Junctions

“Although I have enjoyed this last year in Chittagong enormously, I have resigned my post at Asian University for Women in order to look after my family.” — That’s a brief sentence, and though it is entirely true, it isn’t enough to explain the decisions we as a family have taken. I will not return to promising students and exciting research collaborations in Chittagong; and at the same I find myself drawn onto an unexpected and genuinely challenging path from here on out. This post is by way of an explanation for the sudden change, an apology to those who expected to see me in Chittagong this month, and a hope (I can make no promises!) that some of those collaborations will transform and survive alongside the new lifework my family has.

I came home in May with a few essentials, intending to finish some writing and apply for a grant. More than anything else we were all simply glad that I was coming home. The plan was to decompress, then go to France for a bit, Nepal for a bit, once the children were out of school. Every night in Chittagong I had talked for hours on the videochat with my family, but once I had arrived we slowly grew into focus and saw each other clearly for the first time in a very long year. The stress of separation was unforgiving and revealing.

One of my sons, in particular, had required a full hour of my time every evening, and as the year drew on, I learned that his progress in school had gone from ‘extraordinarily bright but quirky and challenging’ to requiring more serious management. I went to see him at his school during the last six weeks of his academic year, seeing him with an outsider’s eye for the first time: utterly focussed on his work even when other students were trying to tell him I had come into the classroom; puzzled and frustrated to the point of meltdown by social interactions; effortlessly recognising patterns in complex material; full of unabashable joy, sharing a remarkable and intense positivity with his friends.

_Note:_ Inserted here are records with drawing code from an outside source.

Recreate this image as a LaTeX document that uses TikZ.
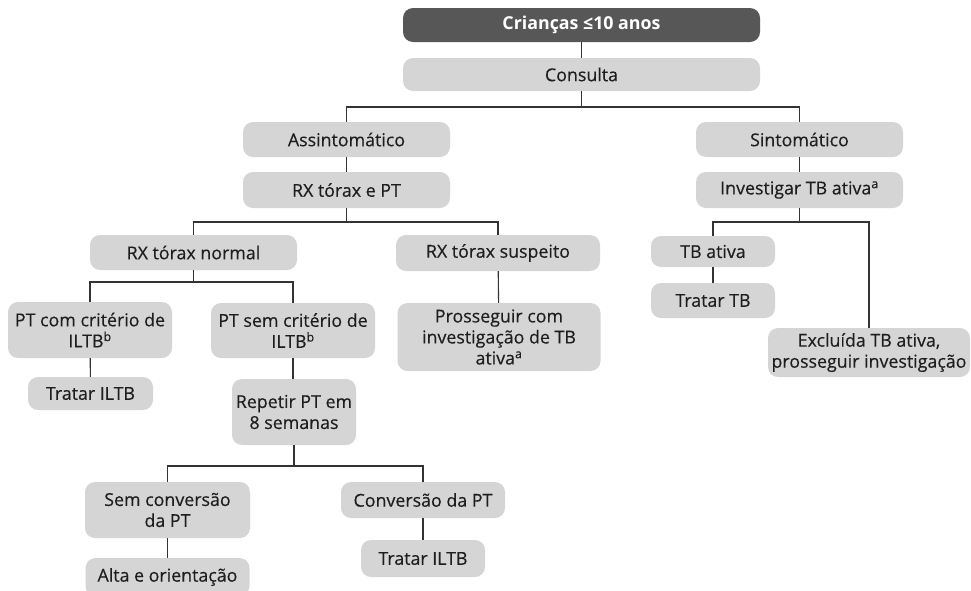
\documentclass[tikz,border=0pt]{standalone}
\usepackage{fontspec}
\setmainfont{Open Sans}
\newfontfamily\boxfont{Open Sans}[FakeBold=0.3]
\begin{document}
\definecolor{boxgray}{HTML}{D5D5D5}
\definecolor{headgray}{HTML}{575757}
\definecolor{linegray}{HTML}{333333}
\definecolor{txt}{HTML}{1E1E1E}
\begin{tikzpicture}[x=1pt,y=-1pt,
  every node/.style={font=\boxfont\fontsize{17.8}{21}\selectfont, text=txt},
  box/.style={fill=boxgray, rounded corners=10pt, align=center, inner sep=0pt},
  headbox/.style={box, fill=headgray, text=white, font=\fontsize{17.8}{21}\selectfont\bfseries},
  link/.style={draw=linegray, line width=1.1pt}]
\useasboundingbox (0,0) rectangle (971,590);

% top level
\node[headbox, minimum width=357, minimum height=34] (top) at (581.5,25) {Crianças ≤10 anos};
\node[box, minimum width=357, minimum height=33] (cons) at (581.5,74.5) {Consulta};

% asymptomatic branch
\node[box, minimum width=207, minimum height=35] (asym) at (346.5,139.5) {Assintomático};
\node[box, minimum width=207, minimum height=36] (rxpt) at (346.5,190) {RX tórax e PT};
\node[box, minimum width=207, minimum height=35] (rxn) at (193.5,252.5) {RX tórax normal};
\node[box, minimum width=204, minimum height=36] (rxs) at (498,253) {RX tórax suspeito};
\node[box, minimum width=164, minimum height=56] (ptcom) at (90,330) {PT com critério de\\ILTB\textsuperscript{b}};
\node[box, minimum width=125, minimum height=33] (trat1) at (90.5,393.5) {Tratar ILTB};
\node[box, minimum width=164, minimum height=55] (ptsem) at (293,330.5) {PT sem critério de\\ILTB\textsuperscript{b}};
\node[box, minimum width=124, minimum height=66] (rep) at (294,412) {Repetir PT em\\8 semanas};
\node[box, minimum width=165, minimum height=56] (semc) at (167.5,510) {Sem conversão\\da PT};
\node[box, minimum width=164, minimum height=38] (alta) at (167.5,577) {Alta e orientação};
\node[box, minimum width=164, minimum height=36] (conv) at (423,500) {Conversão da PT};
\node[box, minimum width=124, minimum height=37] (trat2) at (423,558.5) {Tratar ILTB};
\node[box, minimum width=203, minimum height=68] (pross) at (499,337) {Prosseguir com\\investigação de TB\\ativa\textsuperscript{a}};

% symptomatic branch
\node[box, minimum width=207, minimum height=35] (sint) at (799.5,139.5) {Sintomático};
\node[box, minimum width=207, minimum height=36] (invtb) at (799.5,190) {Investigar TB ativa\textsuperscript{a}};
\node[box, minimum width=124, minimum height=31] (tbat) at (713,251.5) {TB ativa};
\node[box, minimum width=124, minimum height=35] (trtb) at (713,300.5) {Tratar TB};
\node[box, minimum width=202, minimum height=49] (excl) at (869,352.5) {Excluída TB ativa,\\prosseguir investigação};

% connectors
\draw[link] (top) -- (cons);
\draw[link] (cons.south) -- (cons.south |- 0,107) -| (asym.north);
\draw[link] (cons.south |- 0,107) -| (sint.north);
\draw[link] (asym) -- (rxpt);
\draw[link] (rxpt.south) -- (rxpt.south |- 0,222) -| (rxn.north);
\draw[link] (rxpt.south |- 0,222) -| (rxs.north);
\draw[link] (rxs) -- (pross);
\draw[link] (rxn.south) -- (rxn.south |- 0,282) -| (ptcom.north);
\draw[link] (rxn.south |- 0,282) -| (ptsem.north);
\draw[link] (ptcom) -- (trat1);
\draw[link] (ptsem) -- (ptsem |- rep.north);
\draw[link] (rep.south) -- (rep.south |- 0,466) -| (semc.north);
\draw[link] (rep.south |- 0,466) -| (conv.north);
\draw[link] (semc) -- (alta);
\draw[link] (conv) -- (trat2);
\draw[link] (sint) -- (invtb);
\draw[link] (invtb.south) -- (invtb.south |- 0,222) -| (tbat.north);
\draw[link] (invtb.south |- 0,222) -| (excl.north);
\draw[link] (tbat) -- (trtb);
\end{tikzpicture}
\end{document}
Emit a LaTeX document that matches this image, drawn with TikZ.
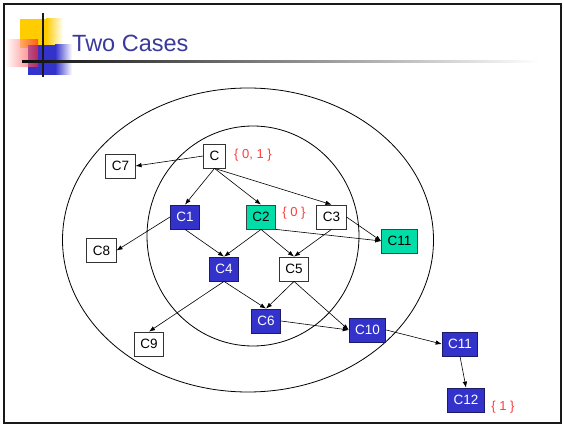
\documentclass[tikz,border=0pt]{standalone}
\usepackage{fontspec}
\setmainfont{Liberation Sans}
\usetikzlibrary{arrows.meta}
\definecolor{titleblue}{HTML}{3A3A9E}
\definecolor{pickfill}{HTML}{3333CC}
\definecolor{pickdraw}{HTML}{1C1C66}
\definecolor{sharefill}{HTML}{00DDA8}
\definecolor{tagred}{HTML}{FF3B3B}
\definecolor{deckyellow}{HTML}{FFCC00}
\definecolor{deckred}{HTML}{FF2020}
\tikzset{
  classbox/.style={
    draw=black!80,
    line width=0.8pt,
    fill=white,
    font=\fontsize{13.5}{15}\selectfont,
    inner xsep=6pt,
    inner ysep=0pt,
    minimum height=24pt,
    minimum width=21pt
  },
  chosen/.style={fill=pickfill, draw=pickdraw, text=white},
  shared/.style={fill=sharefill, draw=black!75},
  setlabel/.style={font=\fontsize{13}{15}\selectfont, text=tagred, inner sep=0pt},
  depedge/.style={line width=0.6pt, draw=black, -{Latex[length=6pt,width=4.5pt]}},
  ring/.style={line width=0.8pt, draw=black},
  title/.style={font=\fontsize{23.5}{28}\selectfont, text=titleblue, anchor=base west, inner sep=0pt}
}

\begin{document}
\begin{tikzpicture}[x=1pt,y=-1pt]
\useasboundingbox (0,0) rectangle (564,427);
\fill[white] (0,0) rectangle (564,427);

% slide heading
\fill[deckyellow] (20,19) rectangle (46,48);
\shade[left color=deckyellow, right color=white] (46,19) rectangle (63,48);
\fill[pickfill] (28,45) rectangle (55,75);
\shade[left color=pickfill, right color=white] (55,45) rectangle (72,75);
\shade[left color=white, right color=deckred, opacity=0.65] (5,40) rectangle (38,67);
\shade[left color=black!95, right color=white] (22,61) rectangle (540,63);
\fill[black!90] (42,13) rectangle (44,77);
\node[title] (title) at (72,52) {Two Cases};

% the two scopes
\draw[ring] (248,240) ellipse [x radius=185.5, y radius=152];
\draw[ring] (253,236) ellipse [x radius=106, y radius=110];

\node[classbox] (c) at (214.5,156) {C};
\node[classbox] (c7) at (120.5,166) {C7};
\node[classbox, chosen] (c1) at (185,217) {C1};
\node[classbox, shared] (c2) at (261,217) {C2};
\node[classbox] (c3) at (331.5,217) {C3};
\node[classbox, shared] (c11g) at (399.5,241) {C11};
\node[classbox] (c8) at (101.5,250.5) {C8};
\node[classbox, chosen] (c4) at (224,269) {C4};
\node[classbox] (c5) at (294,269) {C5};
\node[classbox, chosen] (c6) at (266,321) {C6};
\node[classbox, chosen] (c10) at (367.5,330) {C10};
\node[classbox] (c9) at (149,344) {C9};
\node[classbox, chosen] (c11) at (460,344) {C11};
\node[classbox, chosen] (c12) at (466,400) {C12};

\node[setlabel] (setc) at (253,155) {\{ 0, 1 \}};
\node[setlabel] (setc2) at (294,213) {\{ 0 \}};
\node[setlabel] (setc12) at (503,407) {\{ 1 \}};

\draw[depedge] (c.west) -- (c7.east);
\draw[depedge] (c.south) -- (c1.north);
\draw[depedge] (c.south) -- (c2.north);
\draw[depedge] (c.south) -- (c3.north);
\draw[depedge] (c1.west) -- (c8.east);
\draw[depedge] (c1.south) -- (c4.north);
\draw[depedge] (c2.south) -- (c4.north);
\draw[depedge] (c2.south) -- (c5.north);
\draw[depedge] (c2.south east) -- (c11g.west);
\draw[depedge] (c3.south) -- (c5.north);
\draw[depedge] (c3.east) -- (c11g.west);
\draw[depedge] (c4.south) -- (c9.north);
\draw[depedge] (c4.south) -- (c6.north);
\draw[depedge] (c5.south) -- (c6.north);
\draw[depedge] (c5.south) -- (c10.west);
\draw[depedge] (c6.east) -- (c10.west);
\draw[depedge] (c10.east) -- (c11.west);
\draw[depedge] (c11.south) -- (c12.north);

% slide frame
\draw[line width=2pt, black!90] (4,4) rectangle (561,423);
\end{tikzpicture}
\end{document}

After meetings with educational psychologists, doctors and other specialists, we now understand that he is on the spectrum, with what sometimes is called Asperger’s. The responses of people around our family have been various and illuminating, from ‘He’s lovely! But how could you not have seen? We certainly did!’ to ‘Oh. I’m so sorry.’ (The former are people we will be glad to learn from; the latter may not get so much of my time from here on out.) I am reading everything I can find, reading up on theories and measurements and politics, suddenly grateful (yet again!) for the Scottish educational system, and learning a great deal about Pokémon, too. As a family we are starting a long journey of learning and adaptation, but it is clear we are all needed here.

(His forceful requirement, when I asked him if was okay for me to write about him and ASD, was that I also write part of the post in Pokémon, which he uses as a remarkably expressive alternative communication/scripting system. With apologies to the uninitiated: Al-tar-i-aaa! Tor-terr-a! And, introducing a new and wholly unlicensed member, Scoddish! Scoddish!).

One particular challenge that we immediately face is that there is little awareness of ASD and considerable stigma across many Asian societies—yet that is where we have deep roots and networks. It is one challenge to advocate in an open society with strong and active commitments to inclusive education and neurodiversity, such as Scotland…it is quite another to confront appalling discrimation and even violence. I cannot yet make sense of how we will try to engage, avoid, transform or otherwise cope with much less supportive social contexts.

Hence I can no longer work for months at a time far away, and have resigned my post at Asian University for Women in order to build a career that allows me to support my family and learn, together with my son, from these new challenges. The management at AUW have been amazing, sympathetic and understanding all the way through, even though AUW runs under impossibly tight constraints. I certainly hope to help out as AUW evolves, in whatever way that may be. I am glad that I had a remarkable year there. It really is one of the last bastions of unalloyed idealism in education, and it does indeed transform both of the women who study there and the societies they return to.

As a teacher, this means that I have to trust a number of remarkable students at AUW to thrive with other lecturers, and sadly I have to postpone, abandon, or re-ground a series of promising collaborations that were developing with colleagues in the Chittagong Hill Tracts, the Chittagong Buddhist community, and students at AUW. As a researcher, this means that I am now thinking hard about ASD and will certainly be writing about it here and elsewhere; already I am astonished by the insights into sociability, the transmission of culture, ecological intimacies, and the nature of diversity that ASD unfolds.